Prosigue Fraga en el Corriere: "El régimen no era fascista, ni tampoco totalitario. Era autoritario, que es cosa distinta. No sólo el pueblo no fue movilizado, sino que tampoco hubo predominio del ejército sobre el pueblo". ¿No fue fascista ni totalitaria una dictadura de partido único que trató de encuadrar a sus súbditos bajo una telaraña de estructuras de adoctrinamiento y control (Frente de Juventudes, Sección Femenina, sindicatos verticales, Educación y Descanso...), que sojuzgó todas las libertades, que mantuvo la censura postal hasta 1948, que babeó ante las victorias bélicas de sus padrinos Hitler y Mussolini (véase, sobre este punto, el espléndido libro que acaba de publicar Francesc Vilanova Vila-Abadal)? ¿Era fruto de la mera casualidad que, durante cuatro décadas, tantísimos altos cargos y ministerios civiles estuvieran ocupados por militares, desde Suanzes y Beigbeder a Vigón y Garicano, pasando por Alonso Vega o Muñoz Grandes? A este último, Fraga lo describe como "un hombre muy interesante, que era republicano". Interesante tal vez, pero lo que el general Agustín Muñoz Grandes era ante todo es un nazi convencido, jefe entusiasta de la División Azul, orgulloso portador de la Cruz de Hierro que le concedió el mismo Führer... y tan republicano como el Mussolini de Salò.
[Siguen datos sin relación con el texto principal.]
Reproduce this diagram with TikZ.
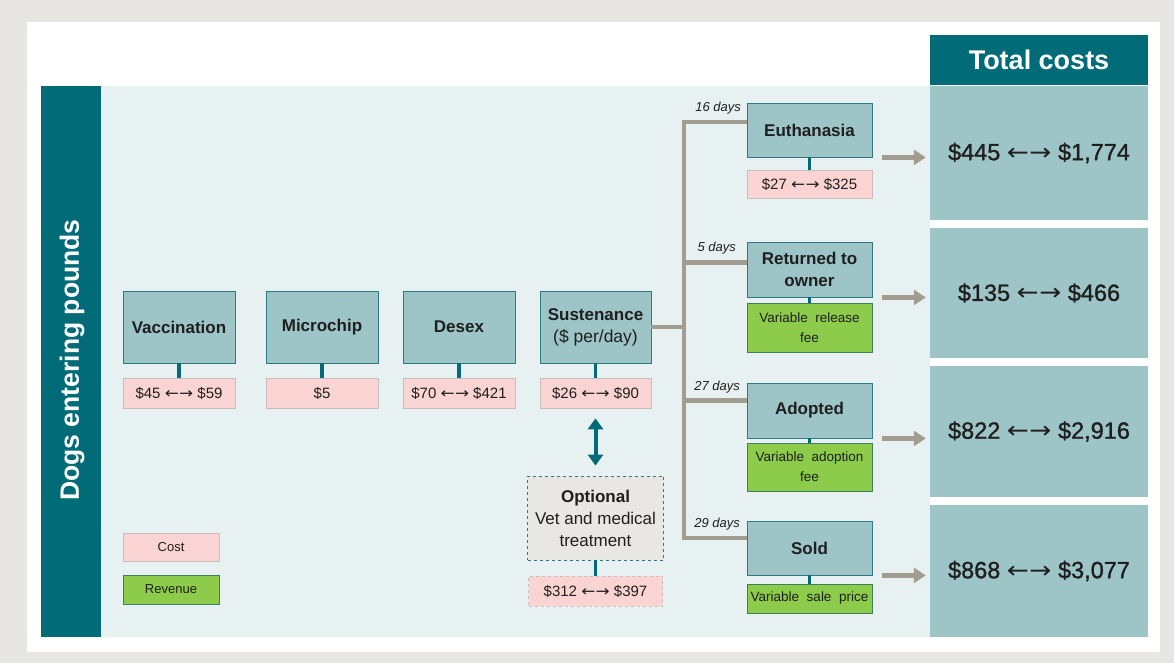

Interrogado sobre las ejecuciones incluso en el franquismo tardío, el ex ministro concede: "yo habría preferido otro final. Pero en la mentalidad de Franco el terrorista que pone una bomba para matar mujeres y niños merecía la muerte". "¿Incluso Grimau?", insiste el corresponsal, sin rebatir la demagógica falsedad de la respuesta anterior. "Grimau fue juzgado por hechos que había cometido. Hechos antiguos, es cierto, pero no prescritos", zanja Fraga sin una palabra de rectificación, sin una sombra de arrepentimiento.
Inmune a la autocrítica, don Manuel acusa a Rodríguez Zapatero de haber roto el "pacto del olvido" de la transición, rechaza que se abran las fosas comunes de la guerra y la represión, niega que los panfletos de los Pío Moa, César Vidal y compañía sean revisionismo (son "sólo una defensa razonable de lo que sucedió"), asegura que "es del franquismo de donde nace la democracia" y concluye con una sentencia definitiva: Franco "fue un pacificador".
Pues bien, en los próximos meses el autor de tales asertos (que, si dijera lo mismo a propósito de Hitler en Alemania, estaría en la cárcel), será nombrado senador del Reino. Y el Partido Popular -del que todavía es presidente-fundador- calla, asiente y sigue dándonos lecciones de cultura constitucional, de celo por las libertades y de fervor democrático... Si no produjese asco, tanta desvergüenza política incluso daría risa.